“Children are some of the most powerless in our culture. We just really need to be mindful of how we use that power we have with children in order to create really empowered, and brave, and awesome kids who love themselves.”
— Isy Ibraham-Raveson
As parents of young children, most will agree that children deserve to be listened to and respected. But it’s equally as important to recognize that children should have full control of their bodies. Consent is about asking for permission, giving choices, and respecting body boundaries. Navigating consent can be a challenge for parents (like myself) who didn’t feel liberated to speak up when they felt uncomfortable giving a hug or sitting on someone’s lap.

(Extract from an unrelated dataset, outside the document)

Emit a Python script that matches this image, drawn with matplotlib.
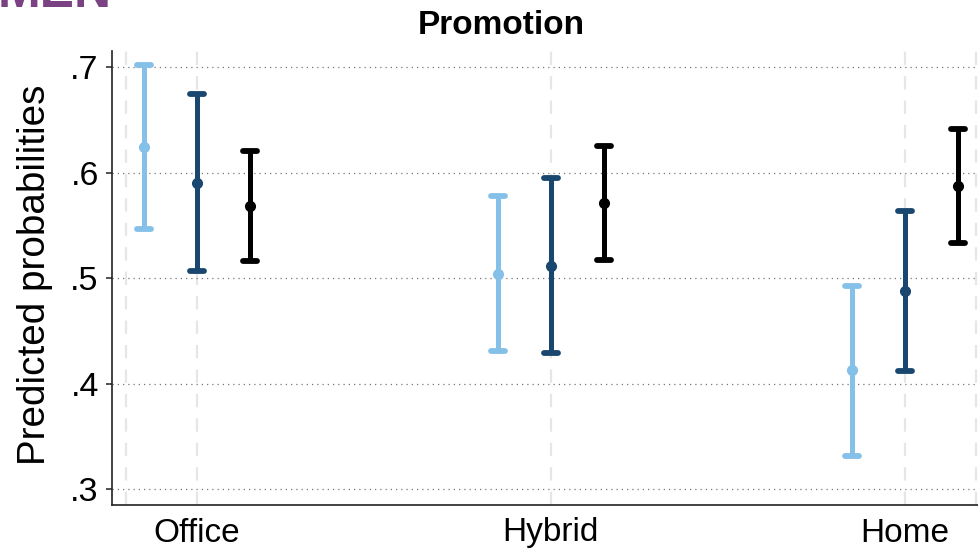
import matplotlib
matplotlib.use('Agg')
import matplotlib.pyplot as plt
from matplotlib.markers import MarkerStyle

plt.rcParams['font.family'] = ['Liberation Sans', 'DejaVu Sans']

# predicted probabilities by work arrangement (point, lower CI, upper CI)
categories = ['Office', 'Hybrid', 'Home']
light_est = [0.624, 0.504, 0.413]
light_lo = [0.547, 0.431, 0.332]
light_hi = [0.702, 0.578, 0.493]
dark_est = [0.5905, 0.512, 0.488]
dark_lo = [0.507, 0.429, 0.412]
dark_hi = [0.675, 0.595, 0.564]
black_est = [0.5685, 0.571, 0.587]
black_lo = [0.516, 0.517, 0.533]
black_hi = [0.6205, 0.6256, 0.641]
yticks = [0.3, 0.4, 0.5, 0.6, 0.7]
ytick_labels = ['.3', '.4', '.5', '.6', '.7']

series = [
    (light_est, light_lo, light_hi, '#85c0e9', -0.15),
    (dark_est, dark_lo, dark_hi, '#1a476f', 0.0),
    (black_est, black_lo, black_hi, '#000000', 0.15),
]

fig = plt.figure(figsize=(9.79, 5.54), dpi=100)
ax = fig.add_axes([112 / 979, 49 / 554, 867 / 979, 454 / 554])

pos = [1, 2, 3]

# background reference lines
for xv in [0.8, 1, 2, 3, 3.2]:
    ax.axvline(xv, color='#e6e6e6', lw=1.6, ls=(0, (6, 5)), zorder=0)
for yv in yticks:
    ax.axhline(yv, color='#777777', lw=0.9, ls=(0, (1, 3.2)), zorder=0)

round_cap = MarkerStyle('_', capstyle='round')
for est, lo, hi, col, off in series:
    xs = [p + off for p in pos]
    err = [[e - l for e, l in zip(est, lo)], [h - e for e, h in zip(est, hi)]]
    _, caps, _ = ax.errorbar(xs, est, yerr=err, fmt='o', color=col, ecolor=col,
                             elinewidth=3.6, capsize=4.8, capthick=4.2,
                             markersize=7, zorder=3)
    for c in caps:
        c.set_marker(round_cap)

ax.set_xlim(0.761, 3.209)
ax.set_ylim(0.2851, 0.7154)
ax.set_xticks(pos)
ax.set_xticklabels(categories, fontsize=24)
ax.set_yticks(yticks)
ax.set_yticklabels(ytick_labels, fontsize=24.5)
ax.tick_params(axis='x', length=0, pad=9)
ax.tick_params(axis='y', length=4.5, width=1.2, color='#333333', pad=5)

for side in ['top', 'right']:
    ax.spines[side].set_visible(False)
for side in ['left', 'bottom']:
    ax.spines[side].set_linewidth(1.2)
    ax.spines[side].set_color('#222222')

fig.text(35 / 979, 279 / 554, 'Predicted probabilities', rotation=90,
         ha='center', va='center', fontsize=27.8)
fig.text(501 / 979, 1 - 25 / 554, 'Promotion', ha='center', va='center',
         fontsize=24, fontweight='bold')
fig.text(-2 / 979, 1 - 7 / 554, 'MEN', ha='left', va='baseline',
         fontsize=37, fontweight='bold', color='#7a4283')

fig.savefig('out.png', dpi=100)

Fortunately, there are many resources and helpful suggestions from expert social workers and sex educators for parents and educators as they empower children through freedom of choice about touch or actions. Here are three tips to get started:
When my daughter was an infant, I tried my best to be intentional in what I was doing so she knew what to expect. For example, prior to changing her diaper, I would say, “Mommy has to change your diaper or you will get a rash.” I also put my hands out so she could see them before putting lotion on her body. If she didn’t want to be touched at that moment and began to cry or act fussy, I chose to stop putting on the lotion and try again later.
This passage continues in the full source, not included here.